I don't think it is necessarily an end because as soon as we develop the automated machinery that we need, then we will know a little better, and we may need some people to make full use of that.
But this is enough to get it underway and all you can use, I think, well, for that purpose at present.
I would think that there is a liaison problem which exists whenever you have liaison with anyone, whether it is within your department or without, as long as it is a separate organization. And I think there has been clearly a problem of inadequate liaison with other Government agencies.
It is much better now. We have already taken steps. And additional steps of assigning specific liaison officers will help. But I think this is something that has just got to be worked out continually at all levels to make it work. So the problem is not unique to this situation; it affects all intergovernmental relations.
Mr. Dulles.
Today with the Communist Party and with rightist groups and we have more and more groups--we have always had them, but we seem to have more than others which might breed up elements of danger--is there any part of that you would like to turn over to anybody else or---
Secretary DILLON. Well, I think the identification of groups that are likely to be dangerous as groups would probably more likely fall on the FBI because they study the background of these groups and they are aware of them and try to penetrate them, and so forth.
So I think that from that point of view, they would certainly be the purveyor, the first purveyor of the information that is needed and the ones who would have the responsibility of signaling to the Secret Service that this is a dangerous group and to the best of our knowledge these are its members. Some of the members would probably be subterranean and might not be known. And it would be important that they pass on that information on the individuals.
The Secret Service I think would be more concerned in dealing with--trying to protect against the actual individuals.
I think that probably on the basis of thinking of something that would be sort of an international plot, Communist Party plot, or something like that, I think you probably need all arms of the Government working on that.
We can't say that Secret Service can do it alone. Central Intelligence Agency might get wind of it anywhere in the world or FBI would have to use all its resources. Just to beat back something like that you would need the combined resources of whatever you have got.

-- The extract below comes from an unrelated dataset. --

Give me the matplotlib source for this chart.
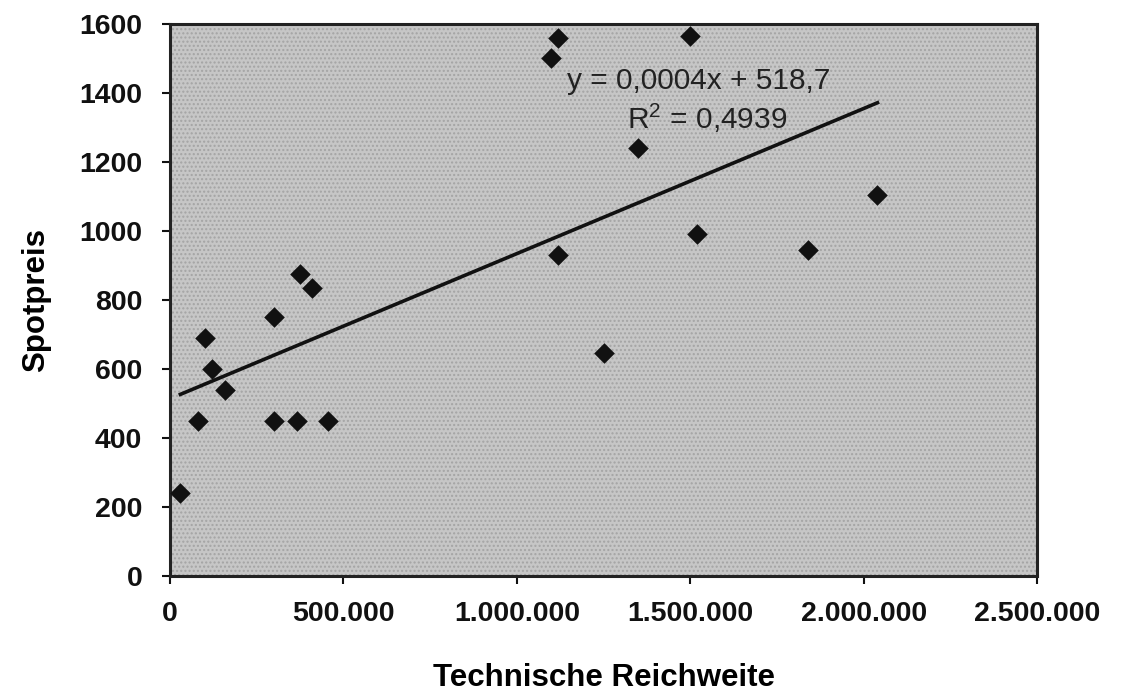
import numpy as np
import matplotlib
matplotlib.use("Agg")
import matplotlib.pyplot as plt
from matplotlib.ticker import FuncFormatter
from matplotlib.patches import Rectangle

# ── Data ───────────────────────────────────────────────────────────────
reichweite = [30000, 80000, 100000, 120000, 160000, 300000, 300000, 365000,
              455000, 375000, 410000, 1100000, 1120000, 1120000, 1250000,
              1350000, 1500000, 1520000, 1840000, 2040000]
spotpreis = [240, 450, 690, 600, 540, 750, 450, 450,
             450, 875, 835, 1500, 1560, 930, 645,
             1240, 1565, 990, 945, 1105]

x_ticks = [0, 500000, 1000000, 1500000, 2000000, 2500000]
y_ticks = [0, 200, 400, 600, 800, 1000, 1200, 1400, 1600]

eq_text = "y = 0,0004x + 518,7"
r2_text = "R$^2$ = 0,4939"

plt.rcParams["font.family"] = ["Liberation Sans", "DejaVu Sans"]
plt.rcParams["mathtext.fontset"] = "custom"
plt.rcParams["mathtext.rm"] = "Liberation Sans"

fig = plt.figure(figsize=(11.31, 6.91), dpi=100)
ax = fig.add_axes([0.1503, 0.1664, 0.7666, 0.7989])

# stippled grey plot area
ax.set_facecolor("#c6c6c6")
ax.add_patch(Rectangle((0, 0), 1, 1, transform=ax.transAxes, facecolor="none",
                       edgecolor="#a4a4a4", hatch="....", lw=0, zorder=0))

x = np.array(reichweite, dtype=float)
y = np.array(spotpreis, dtype=float)
ax.scatter(x, y, marker="D", s=110, color="#111111", zorder=3, linewidths=0)

# linear trend over the data range
slope, icpt = np.polyfit(x, y, 1)
xs = np.array([x.min(), x.max()])
ax.plot(xs, slope * xs + icpt, color="#111111", lw=2.6, zorder=2)

ax.text(1144000, 1412, eq_text, fontsize=21.5, color="#222222", zorder=4)
ax.text(1317000, 1295, r2_text, fontsize=21.5, color="#222222", zorder=4)

ax.set_xlim(0, 2500000)
ax.set_ylim(0, 1600)
ax.set_xticks(x_ticks)
ax.set_yticks(y_ticks)
ax.xaxis.set_major_formatter(FuncFormatter(lambda v, p: f"{int(v):,}".replace(",", ".")))

ax.tick_params(axis="both", direction="out", length=6, width=1.5, labelsize=20.5,
               colors="#111111")
ax.tick_params(axis="x", pad=12)
ax.tick_params(axis="y", pad=14)
for lab in ax.get_xticklabels() + ax.get_yticklabels():
    lab.set_fontweight("bold")
for sp in ax.spines.values():
    sp.set_linewidth(2.2)
    sp.set_color("#222222")

ax.set_xlabel("Technische Reichweite", fontsize=22.5, fontweight="bold", labelpad=26)
ax.set_ylabel("Spotpreis", fontsize=22.5, fontweight="bold", labelpad=20)

plt.savefig("out.png", dpi=100)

I think there is sort of a greater thrust of continuing responsibility obviously on the FBI for following these groups, as you call them. For following individuals which may come to their notice because they were somewhat deranged or did something bad at one time, they would then pass that on to the Secret Service, and with adequate manpower, I think that the Secret Service would have more or less the primary responsibility of following those sort of individuals.
The Chairman.
I suppose you wouldn't want to take away from the Secret Service entirely the concern that it might have for groups?